In early 1861, southern states began seceding from the Union
to form an independent government known as the Confederate States of America.
Although Louisiana's governor, Thomas O. Moore, announced that he did not believe
our state could survive under Lincoln's Republican administration,
many Louisiana residents did not want to join the Confederacy.
Instead, a political push was made to realign ourselves with France
and become a French territory, thereby avoiding a war.

After delegates met in Baton Rouge for two weeks,
enough votes were gathered to join the new nation
and the worst war in North American history.

The combat that ripped through the South did not reach Natchitoches
until the spring of 1864, when the infamous Red River Campaign was staged.
Thirty thousand Union troops were led from south Louisiana by
General Nathanial Banks, a politically appointed general with doubtful credentials.

His goal was three-fold as he pushed through the northern part of our state,
the capture of the Confederate capital at Shreveport,
establishment of elections and pro Union politicians,
and confiscation of the huge supply of cotton
said to lay in storage along the rich bottom land of the upper Red River.

His priorities for these goals were not necessarily in this order.
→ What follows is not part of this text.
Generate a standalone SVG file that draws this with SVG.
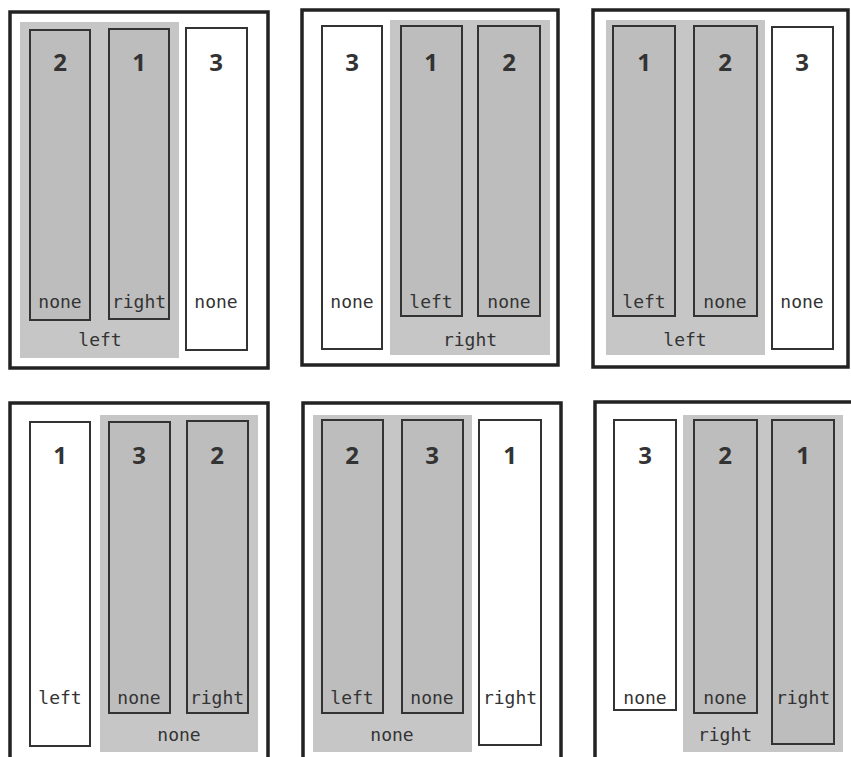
<svg xmlns="http://www.w3.org/2000/svg" width="851" height="757" viewBox="0 0 851 757">
<style>
.frame{fill:#fff;stroke:#222;stroke-width:3.5}
.area{fill:#c6c6c6}
.col{fill:#bdbdbd;stroke:#333;stroke-width:2}
.wcol{fill:#fff;stroke:#333;stroke-width:2}
.num{font-family:"Open Sans","DejaVu Sans",sans-serif;font-weight:bold;font-size:24px;fill:#333;text-anchor:middle}
.lbl{font-family:"DejaVu Sans Mono","Liberation Mono",monospace;font-size:18px;fill:#333;text-anchor:middle}
</style>
<rect width="851" height="757" fill="#fff"/>
<g id="panel1">
<rect class="frame" x="10" y="12" width="258" height="356"/>
<rect class="area" x="20" y="22" width="159" height="336"/>
<text class="lbl" x="100" y="346">left</text>
<g id="p1-c2"><rect class="col" x="30" y="30" width="60" height="290"/><text class="num" x="60" y="71">2</text><text class="lbl" x="60" y="308">none</text></g>
<g id="p1-c1"><rect class="col" x="109" y="29" width="60" height="290"/><text class="num" x="139" y="71">1</text><text class="lbl" x="139" y="308">right</text></g>
<g id="p1-c3"><rect class="wcol" x="186" y="28" width="61" height="322"/><text class="num" x="216" y="71">3</text><text class="lbl" x="216" y="308">none</text></g>
</g>
<g id="panel2">
<rect class="frame" x="302" y="10" width="256" height="355"/>
<rect class="area" x="390" y="20" width="160" height="335"/>
<text class="lbl" x="470" y="346">right</text>
<g id="p2-c3"><rect class="wcol" x="322" y="26" width="60" height="323"/><text class="num" x="352" y="71">3</text><text class="lbl" x="352" y="308">none</text></g>
<g id="p2-c1"><rect class="col" x="401" y="26" width="61" height="290"/><text class="num" x="431" y="71">1</text><text class="lbl" x="431" y="308">left</text></g>
<g id="p2-c2"><rect class="col" x="478" y="26" width="62" height="290"/><text class="num" x="509" y="71">2</text><text class="lbl" x="509" y="308">none</text></g>
</g>
<g id="panel3">
<rect class="frame" x="593" y="10" width="255" height="357"/>
<rect class="area" x="606" y="20" width="159" height="335"/>
<text class="lbl" x="685" y="346">left</text>
<g id="p3-c1"><rect class="col" x="613" y="26" width="62" height="290"/><text class="num" x="644" y="71">1</text><text class="lbl" x="644" y="308">left</text></g>
<g id="p3-c2"><rect class="col" x="694" y="26" width="63" height="290"/><text class="num" x="725" y="71">2</text><text class="lbl" x="725" y="308">none</text></g>
<g id="p3-c3"><rect class="wcol" x="772" y="27" width="61" height="322"/><text class="num" x="802" y="71">3</text><text class="lbl" x="802" y="308">none</text></g>
</g>
<g id="panel4">
<rect class="frame" x="10" y="403" width="258" height="362"/>
<rect class="area" x="100" y="415" width="158" height="337"/>
<text class="lbl" x="179" y="741">none</text>
<g id="p4-c1"><rect class="wcol" x="30" y="422" width="60" height="324"/><text class="num" x="60" y="464">1</text><text class="lbl" x="60" y="704">left</text></g>
<g id="p4-c3"><rect class="col" x="109" y="422" width="61" height="291"/><text class="num" x="139" y="464">3</text><text class="lbl" x="139" y="704">none</text></g>
<g id="p4-c2"><rect class="col" x="187" y="421" width="61" height="292"/><text class="num" x="217" y="464">2</text><text class="lbl" x="217" y="704">right</text></g>
</g>
<g id="panel5">
<rect class="frame" x="303" y="403" width="258" height="362"/>
<rect class="area" x="313" y="415" width="159" height="337"/>
<text class="lbl" x="392" y="741">none</text>
<g id="p5-c2"><rect class="col" x="322" y="420" width="61" height="293"/><text class="num" x="352" y="464">2</text><text class="lbl" x="352" y="704">left</text></g>
<g id="p5-c3"><rect class="col" x="402" y="420" width="61" height="293"/><text class="num" x="432" y="464">3</text><text class="lbl" x="432" y="704">none</text></g>
<g id="p5-c1"><rect class="wcol" x="479" y="420" width="62" height="325"/><text class="num" x="510" y="464">1</text><text class="lbl" x="510" y="704">right</text></g>
</g>
<g id="panel6">
<rect class="frame" x="595" y="402" width="262" height="363"/>
<rect class="area" x="683" y="415" width="160" height="337"/>
<text class="lbl" x="725" y="741">right</text>
<g id="p6-c3"><rect class="wcol" x="614" y="420" width="62" height="290"/><text class="num" x="645" y="464">3</text><text class="lbl" x="645" y="704">none</text></g>
<g id="p6-c2"><rect class="col" x="694" y="420" width="63" height="293"/><text class="num" x="725" y="464">2</text><text class="lbl" x="725" y="704">none</text></g>
<g id="p6-c1"><rect class="col" x="772" y="420" width="62" height="324"/><text class="num" x="803" y="464">1</text><text class="lbl" x="803" y="704">right</text></g>
</g>
</svg>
The invading army entered Natchitoches on March 31, 1864
and promptly commandeered the local newspaper,
changing its name to the Natchitoches Union.
The following is an excerpt of a paper published by them on April 4, 1864:
"We beg to assure our citizens that all Yankees look very much like other
American people, and there are among our soldiers no giriffies or
misshapen beings, as has been represented.
To some, it may seem superfluous to make that statement,
but we are led to it by overhearing a lady ask a soldier if it was true
that some of our troops had but one eye,
and that in the middle of the forehead,
as she had been told by Confederate soldiers.
The wicked soldier gravely informed her that it was too true,
that there was a regiment of them,
and they dressed in an eastern costume,
wearing very broad red trousers,
and that many of them were Amazons.
Such misrepresentations only tend to damage the Rebel cause."